──────── Source material

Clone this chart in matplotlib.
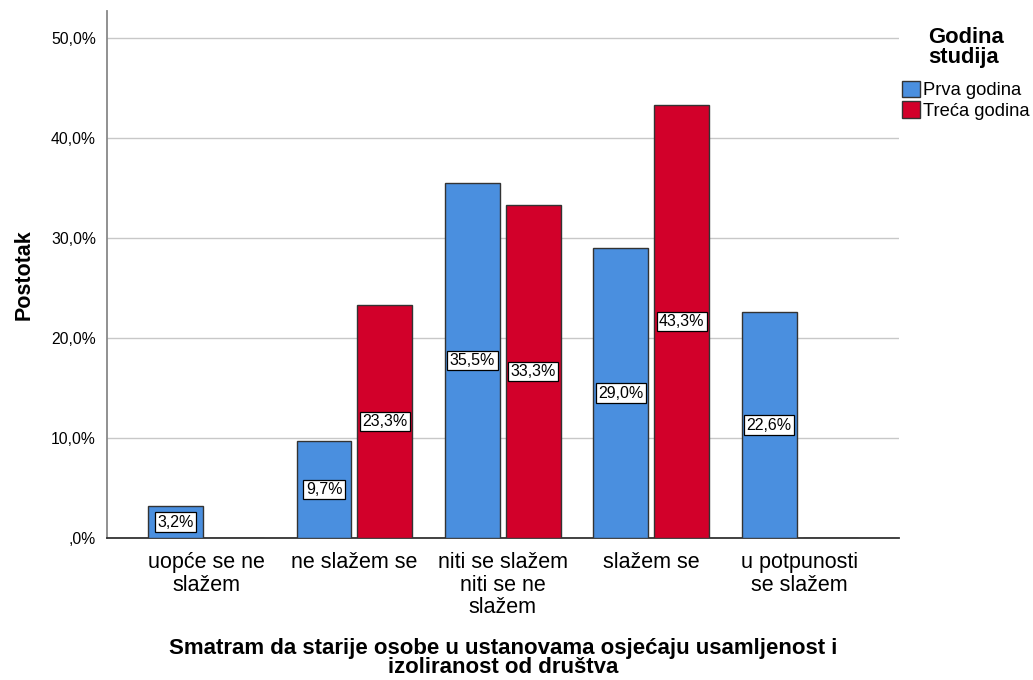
import matplotlib
matplotlib.use("Agg")
import matplotlib.pyplot as plt
import numpy as np
from matplotlib.patches import Patch

plt.rcParams['font.family'] = ['Liberation Sans', 'DejaVu Sans']

categories = ["uopće se ne\nslažem", "ne slažem se", "niti se slažem\nniti se ne\nslažem",
              "slažem se", "u potpunosti\nse slažem"]
prva = [3.2, 9.7, 35.5, 29.0, 22.6]
treca = [0.0, 23.3, 33.3, 43.3, 0.0]
series_names = ["Prva godina", "Treća godina"]
yticks = [0, 10, 20, 30, 40, 50]
ytick_labels = [",0%", "10,0%", "20,0%", "30,0%", "40,0%", "50,0%"]

blue = "#4a8fdf"
red = "#d2002a"
edge = "#333333"

fig = plt.figure(figsize=(10.33, 6.8), dpi=100)
ax = fig.add_axes([0.1036, 0.2088, 0.7664, 0.775])

x = np.arange(len(categories))
w = 0.37
off = 0.205
for xs, vals, col in [(x - off, prva, blue), (x + off, treca, red)]:
    ax.bar(xs, vals, width=w, color=col, edgecolor=edge, linewidth=1.0, zorder=3)
    for xi, v in zip(xs, vals):
        if v > 0:
            ax.text(xi, v / 2, f"{v:.1f}%".replace(".", ","), ha="center", va="center",
                    fontsize=11.5, zorder=4,
                    bbox=dict(boxstyle="square,pad=0.15", fc="white", ec="black", lw=0.9))

ax.set_xlim(-0.667, 4.667)
ax.set_ylim(0, 52.7)
ax.set_yticks(yticks)
ax.set_yticklabels(ytick_labels, fontsize=11.3)
ax.set_xticks(x)
ax.set_xticklabels(categories, fontsize=15.5, linespacing=1.1)
ax.tick_params(axis="both", length=0)
ax.tick_params(axis="x", pad=10)
ax.tick_params(axis="y", pad=8)
ax.grid(axis="y", color="#c8c8c8", linewidth=1.0, zorder=0)
for s in ["top", "right"]:
    ax.spines[s].set_visible(False)
ax.spines["left"].set_color("#888888")
ax.spines["left"].set_linewidth(1.3)
ax.spines["bottom"].set_color("#333333")
ax.spines["bottom"].set_linewidth(1.3)

ax.set_ylabel("Postotak", fontsize=15.5, fontweight="bold", labelpad=12)
ax.set_xlabel("Smatram da starije osobe u ustanovama osjećaju usamljenost i\nizoliranost od društva",
              fontsize=16, fontweight="bold", labelpad=14, linespacing=0.9)

handles = [Patch(facecolor=blue, edgecolor=edge, label=series_names[0]),
           Patch(facecolor=red, edgecolor=edge, label=series_names[1])]
leg = fig.legend(handles=handles, title="Godina\nstudija", loc="upper left",
                 bbox_to_anchor=(0.873, 0.96), frameon=False, fontsize=13.2,
                 title_fontproperties={"weight": "bold", "size": 15.8},
                 handlelength=1.0, handleheight=1.0, handletextpad=0.15, labelspacing=0.1,
                 borderaxespad=0, borderpad=0)
leg.get_title().set_linespacing(0.95)
leg._legend_box.sep = 9

fig.savefig("out.png", dpi=100)
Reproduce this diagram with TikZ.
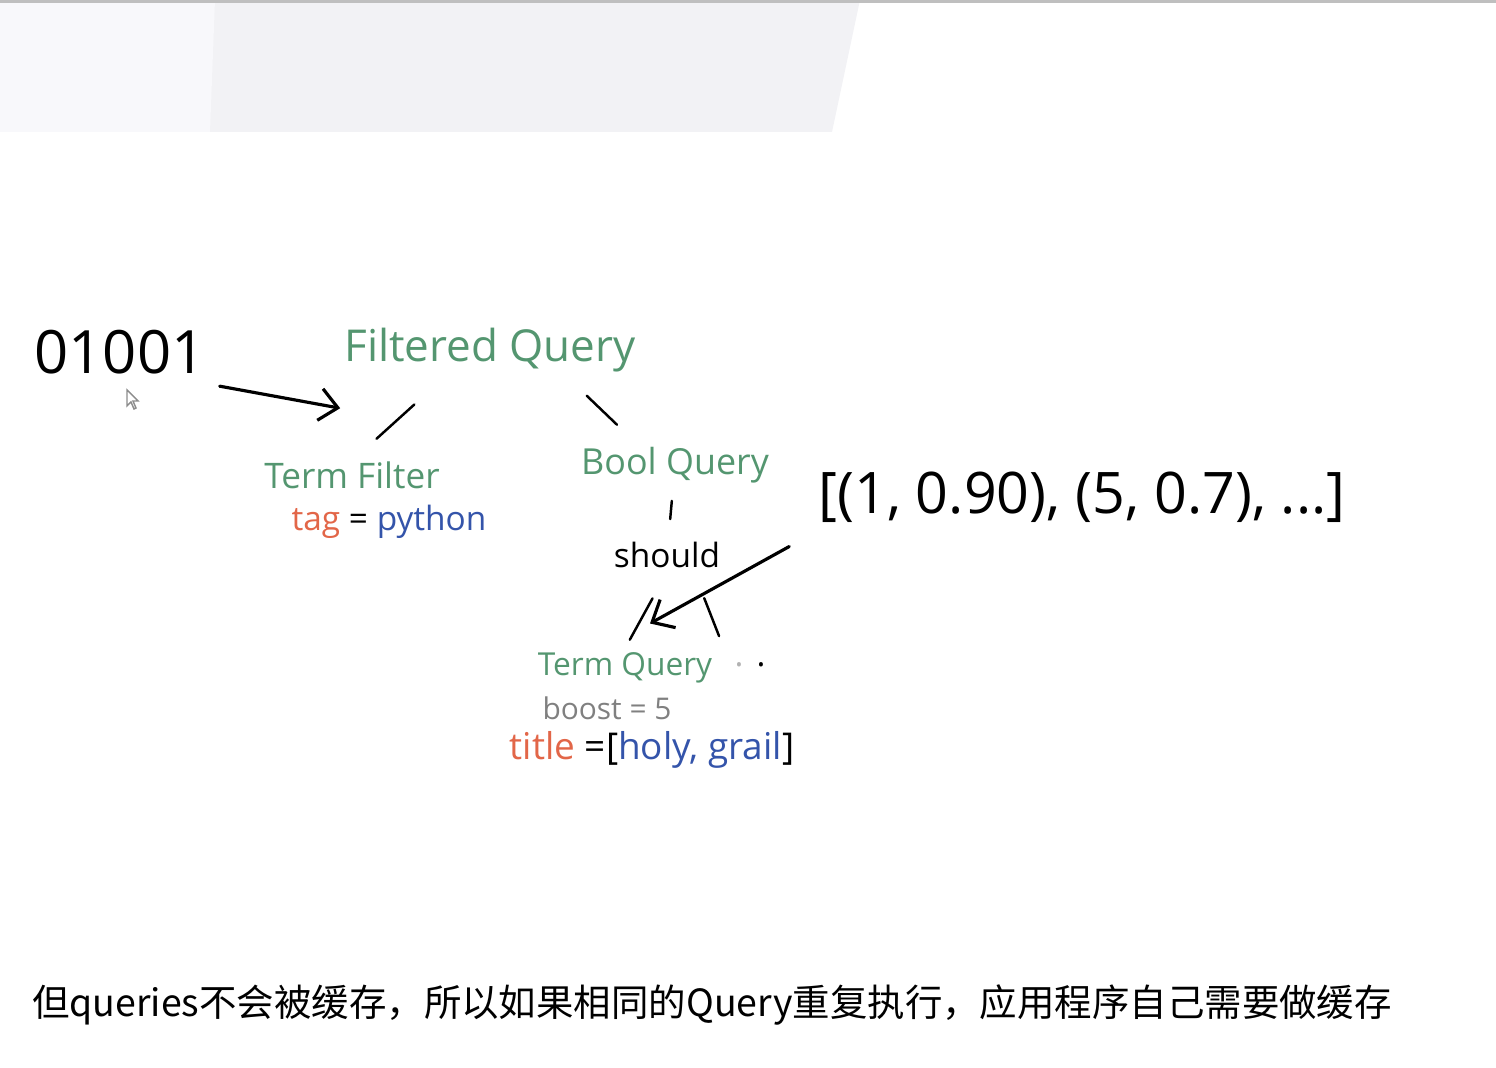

────────────────

● **Problem to solve**:
Please write out all the data again word for word, but not the pictures.

● **Task response**:
Clone this chart in matplotlib.
import matplotlib
matplotlib.use("Agg")
import matplotlib.pyplot as plt
import numpy as np
from matplotlib.patches import Patch

plt.rcParams['font.family'] = ['Liberation Sans', 'DejaVu Sans']

categories = ["uopće se ne\nslažem", "ne slažem se", "niti se slažem\nniti se ne\nslažem",
              "slažem se", "u potpunosti\nse slažem"]
prva = [3.2, 9.7, 35.5, 29.0, 22.6]
treca = [0.0, 23.3, 33.3, 43.3, 0.0]
series_names = ["Prva godina", "Treća godina"]
yticks = [0, 10, 20, 30, 40, 50]
ytick_labels = [",0%", "10,0%", "20,0%", "30,0%", "40,0%", "50,0%"]

blue = "#4a8fdf"
red = "#d2002a"
edge = "#333333"

fig = plt.figure(figsize=(10.33, 6.8), dpi=100)
ax = fig.add_axes([0.1036, 0.2088, 0.7664, 0.775])

x = np.arange(len(categories))
w = 0.37
off = 0.205
for xs, vals, col in [(x - off, prva, blue), (x + off, treca, red)]:
    ax.bar(xs, vals, width=w, color=col, edgecolor=edge, linewidth=1.0, zorder=3)
    for xi, v in zip(xs, vals):
        if v > 0:
            ax.text(xi, v / 2, f"{v:.1f}%".replace(".", ","), ha="center", va="center",
                    fontsize=11.5, zorder=4,
                    bbox=dict(boxstyle="square,pad=0.15", fc="white", ec="black", lw=0.9))

ax.set_xlim(-0.667, 4.667)
ax.set_ylim(0, 52.7)
ax.set_yticks(yticks)
ax.set_yticklabels(ytick_labels, fontsize=11.3)
ax.set_xticks(x)
ax.set_xticklabels(categories, fontsize=15.5, linespacing=1.1)
ax.tick_params(axis="both", length=0)
ax.tick_params(axis="x", pad=10)
ax.tick_params(axis="y", pad=8)
ax.grid(axis="y", color="#c8c8c8", linewidth=1.0, zorder=0)
for s in ["top", "right"]:
    ax.spines[s].set_visible(False)
ax.spines["left"].set_color("#888888")
ax.spines["left"].set_linewidth(1.3)
ax.spines["bottom"].set_color("#333333")
ax.spines["bottom"].set_linewidth(1.3)

ax.set_ylabel("Postotak", fontsize=15.5, fontweight="bold", labelpad=12)
ax.set_xlabel("Smatram da starije osobe u ustanovama osjećaju usamljenost i\nizoliranost od društva",
              fontsize=16, fontweight="bold", labelpad=14, linespacing=0.9)

handles = [Patch(facecolor=blue, edgecolor=edge, label=series_names[0]),
           Patch(facecolor=red, edgecolor=edge, label=series_names[1])]
leg = fig.legend(handles=handles, title="Godina\nstudija", loc="upper left",
                 bbox_to_anchor=(0.873, 0.96), frameon=False, fontsize=13.2,
                 title_fontproperties={"weight": "bold", "size": 15.8},
                 handlelength=1.0, handleheight=1.0, handletextpad=0.15, labelspacing=0.1,
                 borderaxespad=0, borderpad=0)
leg.get_title().set_linespacing(0.95)
leg._legend_box.sep = 9

fig.savefig("out.png", dpi=100)
Reproduce this diagram with TikZ.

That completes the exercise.